The European Union is not passive in the face of these issues. The AI Act and the Code of Conduct for AI redefine the rules applicable to artificial intelligence models. These texts notably impose mandatory traceability of training data and increased transparency on sources used.

Respect for the “text and data mining” exception becomes a legal obligation, not just good practice. Developers must now precisely document their sources and respect opt-out rights expressed by content holders.

These regulations, perceived by some as constraints, could paradoxically clean up the market. By imposing clear standards, Europe forces players to choose between authentic transparency and marketing communication about their supposed “openness.” And paves the way to the emergence of an truly sovereign AI in Europe.

Nevertheless, many uncertainties remain. The use of copyrighted content for training remains a controversial subject, with variable legal interpretations across jurisdictions. This situation discourages innovation and favors organizations with substantial legal resources.

Practical Guide for Developers

In this complex landscape, developers must adopt a methodical approach to choose their tools.

For standardized commercial applications, an “open weight” model may suffice if needs don’t require understanding or modifying training processes. This option offers usage flexibility while maintaining relative legal simplicity.

Conversely, for research, auditing critical systems, or developing innovative solutions, the complete transparency of open source becomes indispensable. Only this approach allows deep understanding of mechanisms and continuous improvement.

In all cases, careful examination of licenses is essential. Restrictions can hide in contractual details, with major implications for final use. Anticipating regulatory evolution, by favoring models compliant with emerging standards today, also constitutes a wise precaution.

Obviously, Daijobu AI accompanies you in these technological choices that are central to your company’s development.

A Technological Governance Issue

The distinction between open source and open weight far exceeds technical considerations. It fundamentally determines who will be able to understand, improve, and democratize these technologies that are transforming our societies.
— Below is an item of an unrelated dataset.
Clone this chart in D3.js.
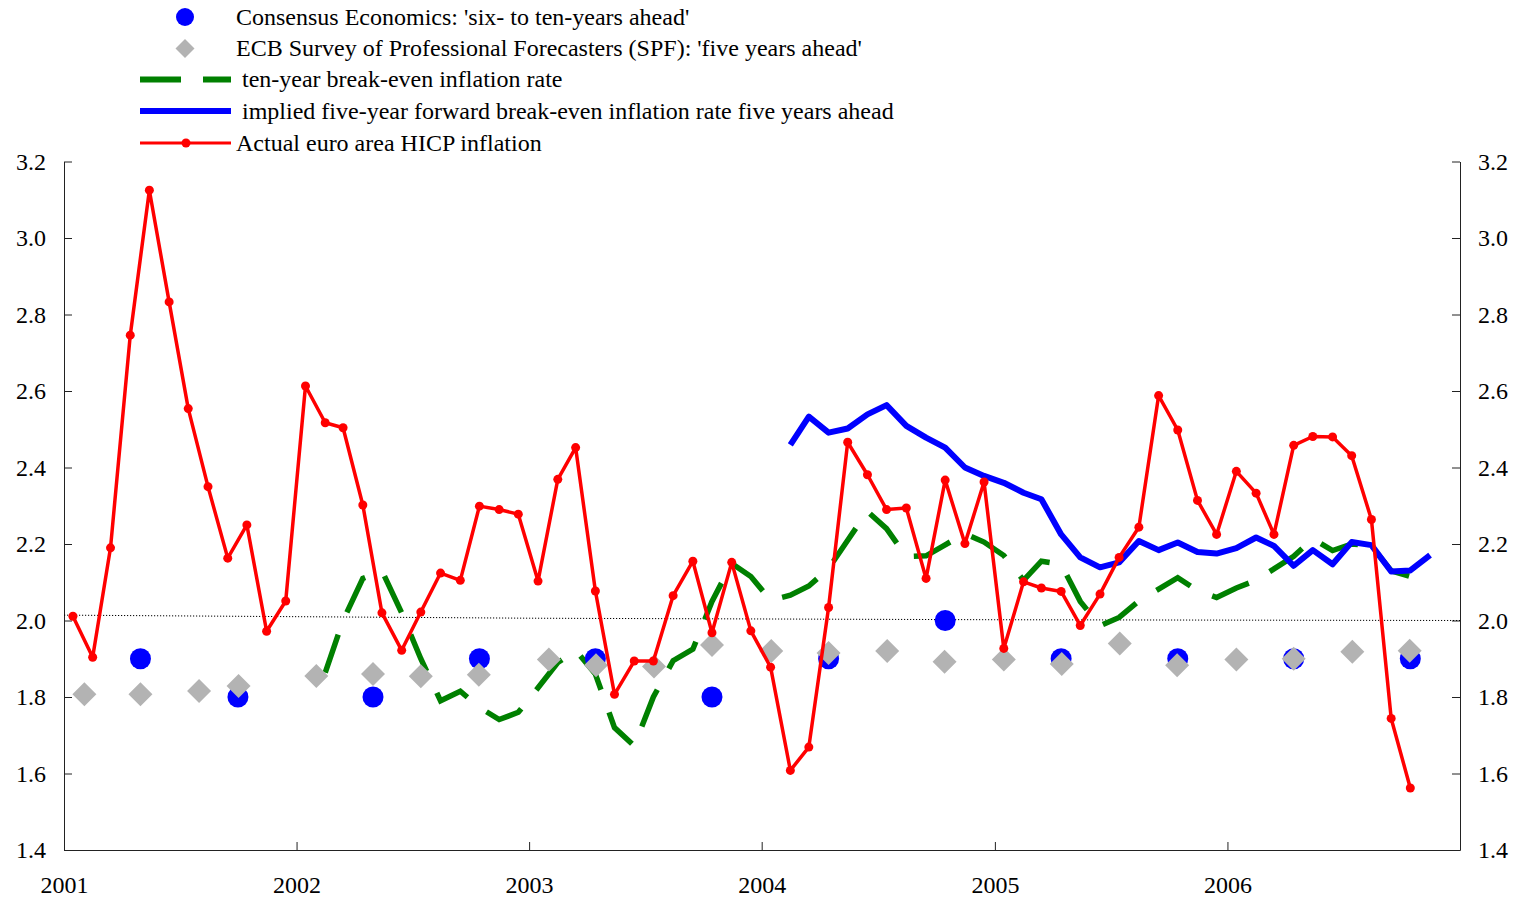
<!DOCTYPE html>
<html>
<head>
<meta charset="utf-8">
<script src="https://cdn.jsdelivr.net/npm/d3@7"></script>
<style>
  body { margin: 0; background: #fff; }
  svg text { font-family: "Liberation Serif", "Times New Roman", serif; fill: #000; }
</style>
</head>
<body>
<svg id="chart" width="1513" height="898"></svg>
<script>
// ---- data ----
var yearLabels = [2001, 2002, 2003, 2004, 2005, 2006];
var yTicks = [1.4, 1.6, 1.8, 2.0, 2.2, 2.4, 2.6, 2.8, 3.0, 3.2];

// actual euro area HICP inflation, monthly Jan 2001 - Oct 2006
var hicpStart = '2001-01';
var hicp = [
  2.011, 1.904, 2.190, 2.746, 3.125, 2.833, 2.554, 2.350, 2.163, 2.250, 1.972, 2.051,
  2.613, 2.517, 2.504, 2.302, 2.020, 1.922, 2.022, 2.124, 2.105, 2.299, 2.290, 2.278,
  2.103, 2.369, 2.452, 2.077, 1.807, 1.894, 1.894, 2.065, 2.155, 1.968, 2.152, 1.973,
  1.878, 1.608, 1.669, 2.034, 2.466, 2.381, 2.290, 2.294, 2.110, 2.367, 2.201, 2.362,
  1.927, 2.101, 2.085, 2.076, 1.987, 2.069, 2.165, 2.244, 2.588, 2.498, 2.314, 2.225,
  2.390, 2.333, 2.225, 2.458, 2.481, 2.480, 2.431, 2.264, 1.744, 1.562
];

// ten-year break-even inflation rate, monthly Feb 2002 - Nov 2006
var bei10Start = '2002-02';
var bei10 = [
  1.864, 2.000, 2.110, 2.130, 2.020, 1.900, 1.790, 1.815, 1.773, 1.741, 1.760,
  1.824, 1.890, 1.922, 1.860, 1.720, 1.672, 1.800, 1.895, 1.925, 2.050, 2.149, 2.115,
  2.053, 2.066, 2.090, 2.136, 2.210, 2.285, 2.240, 2.167, 2.169, 2.198, 2.227, 2.205,
  2.170, 2.105, 2.155, 2.147, 2.050, 1.986, 2.008, 2.051, 2.082, 2.112, 2.078, 2.060,
  2.085, 2.105, 2.135, 2.168, 2.214, 2.183, 2.200, 2.195, 2.130, 2.115, 2.115
];

// implied five-year forward break-even five years ahead, monthly Feb 2004 - Nov 2006
var fwdStart = '2004-02';
var fwd = [
  2.459, 2.533, 2.491, 2.502, 2.539, 2.563, 2.509, 2.478, 2.452, 2.400, 2.378,
  2.360, 2.334, 2.317, 2.225, 2.165, 2.139, 2.152, 2.208, 2.184, 2.204, 2.179, 2.175,
  2.189, 2.217, 2.195, 2.143, 2.184, 2.147, 2.205, 2.197, 2.128, 2.131, 2.171
];

// Consensus Economics 'six- to ten-years ahead'
var ceDates = ['2001-05-01', '2001-10-01', '2002-05-01', '2002-10-15', '2003-04-15', '2003-10-15',
  '2004-04-15', '2004-10-15', '2005-04-15', '2005-10-15', '2006-04-15', '2006-10-15'];
var ceValues = [1.9, 1.8, 1.8, 1.9, 1.9, 1.8, 1.9, 2.0, 1.9, 1.9, 1.9, 1.9];

// ECB SPF 'five years ahead'
var spfDates = ['2001-02-02', '2001-05-01', '2001-08-01', '2001-10-02', '2002-02-01', '2002-05-01',
  '2002-07-15', '2002-10-14', '2003-02-01', '2003-04-16', '2003-07-16', '2003-10-15',
  '2004-01-16', '2004-04-15', '2004-07-16', '2004-10-14', '2005-01-15', '2005-04-16',
  '2005-07-16', '2005-10-14', '2006-01-15', '2006-04-15', '2006-07-16', '2006-10-14'];
var spfValues = [1.807, 1.807, 1.816, 1.829, 1.855, 1.860, 1.854, 1.858, 1.898, 1.883, 1.880, 1.936,
  1.920, 1.915, 1.920, 1.892, 1.898, 1.886, 1.940, 1.883, 1.898, 1.900, 1.918, 1.921];

// dotted reference line near 2%
var refDates = ['2001-01-01', '2003-01-01', '2005-01-01', '2007-01-01'];
var refValues = [2.014, 2.006, 2.002, 2.000];

var legendItems = [
  "Consensus Economics: 'six- to ten-years ahead'",
  "ECB Survey of Professional Forecasters (SPF): 'five years ahead'",
  "ten-year break-even inflation rate",
  "implied five-year forward break-even inflation rate five years ahead",
  "Actual euro area HICP inflation"
];

// ---- helpers ----
var parseDay = d3.timeParse('%Y-%m-%d');
var parseMonth = d3.timeParse('%Y-%m');
var serif = '"Liberation Serif", "Times New Roman", serif';

function monthly(start, values) {
    // points sit at the middle of each month
    var s = parseMonth(start);
    return values.map(function (v, i) {
        var m = d3.timeMonth.offset(s, i);
        return {date: d3.timeDay.offset(m, 14), value: v};
    });
}

function dated(dates, values) {
    return dates.map(function (d, i) {
        return {date: parseDay(d), value: values[i]};
    });
}

function translateSVG(x, y) {
    return 'translate(' + x + ',' + y + ')';
}

// ---- scales ----
var svg = d3.select('#chart');
var plotLeft = 64, plotRight = 1460, plotTop = 161.5, plotBottom = 850;

var x = d3.scaleTime()
    .domain([new Date(2001, 0, 1), new Date(2007, 0, 1)])
    .range([plotLeft, plotRight]);
var y = d3.scaleLinear()
    .domain([1.4, 3.2])
    .range([plotBottom, plotTop]);

var line = d3.line()
    .x(function (d) { return x(d.date); })
    .y(function (d) { return y(d.value); });

// ---- axes ----
var fmt = d3.format('.1f');

var axL = svg.append('g').attr('transform', translateSVG(plotLeft, 0))
    .call(d3.axisLeft(y).tickValues(yTicks).tickFormat(fmt).tickSize(-8).tickSizeOuter(0).tickPadding(18));
var axR = svg.append('g').attr('transform', translateSVG(plotRight, 0))
    .call(d3.axisRight(y).tickValues(yTicks).tickFormat(fmt).tickSize(-8).tickSizeOuter(0).tickPadding(18));
var axB = svg.append('g').attr('transform', translateSVG(0, plotBottom))
    .call(d3.axisBottom(x)
        .tickValues(yearLabels.map(function (yr) { return new Date(yr, 0, 1); }))
        .tickFormat(d3.timeFormat('%Y')).tickSize(-8).tickSizeOuter(0).tickPadding(26));

[axL, axR, axB].forEach(function (g) {
    g.attr('font-family', null).attr('font-size', null);
    g.selectAll('path, line').attr('stroke', '#222').attr('stroke-width', 1);
    g.selectAll('text').style('font-size', '24px').style('font-family', serif).attr('fill', '#000');
});

// dotted reference line
svg.append('path')
    .datum(dated(refDates, refValues))
    .attr('d', line)
    .attr('fill', 'none')
    .attr('stroke', '#000')
    .attr('stroke-width', 1)
    .attr('stroke-dasharray', '1.2,1.8');

// ---- series ----
svg.append('path')
    .datum(monthly(bei10Start, bei10))
    .attr('d', line)
    .attr('fill', 'none')
    .attr('stroke', '#008000')
    .attr('stroke-width', 5.5)
    .attr('stroke-dasharray', '40,24');

svg.append('path')
    .datum(monthly(fwdStart, fwd))
    .attr('d', line)
    .attr('fill', 'none')
    .attr('stroke', '#0000ff')
    .attr('stroke-width', 6)
    .attr('stroke-linejoin', 'round');

svg.append('g').selectAll('circle')
    .data(dated(ceDates, ceValues))
    .enter()
    .append('circle')
    .attr('cx', function (d) { return x(d.date); })
    .attr('cy', function (d) { return y(d.value); })
    .attr('r', 10.5)
    .attr('fill', '#0000ff');

var diamond = d3.symbol().type(d3.symbolSquare).size(288);
svg.append('g').selectAll('path')
    .data(dated(spfDates, spfValues))
    .enter()
    .append('path')
    .attr('d', diamond)
    .attr('transform', function (d) {
        return translateSVG(x(d.date), y(d.value)) + ' rotate(45)';
    })
    .attr('fill', '#b3b3b3');

var hicpData = monthly(hicpStart, hicp);
svg.append('path')
    .datum(hicpData)
    .attr('d', line)
    .attr('fill', 'none')
    .attr('stroke', '#ff0000')
    .attr('stroke-width', 3.5)
    .attr('stroke-linejoin', 'round');

svg.append('g').selectAll('circle')
    .data(hicpData)
    .enter()
    .append('circle')
    .attr('cx', function (d) { return x(d.date); })
    .attr('cy', function (d) { return y(d.value); })
    .attr('r', 4.5)
    .attr('fill', '#ff0000');

// ---- legend ----
var lg = svg.append('g').classed('legend', true);
var rowY = [17, 48.5, 79.5, 111, 143];
var textX = [236, 236, 242, 242, 236];

lg.append('circle').attr('cx', 185).attr('cy', rowY[0]).attr('r', 9).attr('fill', '#0000ff');
lg.append('path')
    .attr('d', d3.symbol().type(d3.symbolSquare).size(180))
    .attr('transform', translateSVG(185, rowY[1]) + ' rotate(45)')
    .attr('fill', '#b3b3b3');
lg.append('line')
    .attr('x1', 140).attr('x2', 231).attr('y1', rowY[2]).attr('y2', rowY[2])
    .attr('stroke', '#008000').attr('stroke-width', 6).attr('stroke-dasharray', '41,22');
lg.append('line')
    .attr('x1', 140).attr('x2', 231).attr('y1', rowY[3]).attr('y2', rowY[3])
    .attr('stroke', '#0000ff').attr('stroke-width', 6);
lg.append('line')
    .attr('x1', 140).attr('x2', 231).attr('y1', rowY[4]).attr('y2', rowY[4])
    .attr('stroke', '#ff0000').attr('stroke-width', 3);
lg.append('circle').attr('cx', 186).attr('cy', rowY[4]).attr('r', 4.5).attr('fill', '#ff0000');

lg.selectAll('text')
    .data(legendItems)
    .enter()
    .append('text')
    .attr('x', function (d, i) { return textX[i]; })
    .attr('y', function (d, i) { return rowY[i]; })
    .attr('dy', '0.33em')
    .style('font-size', '24px')
    .text(function (d) { return d; });
</script>
</body>
</html>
This battle defines the future balance between open innovation and proprietary control. It directly influences the ability of researchers, public institutions, and small companies to participate in artificial intelligence development.

The future is taking shape between two scenarios. The first would see the emergence of a truly open ecosystem, based on transparency and collaboration. The second would maintain the dominance of a few major players using terminological ambiguity to preserve their competitive advantages.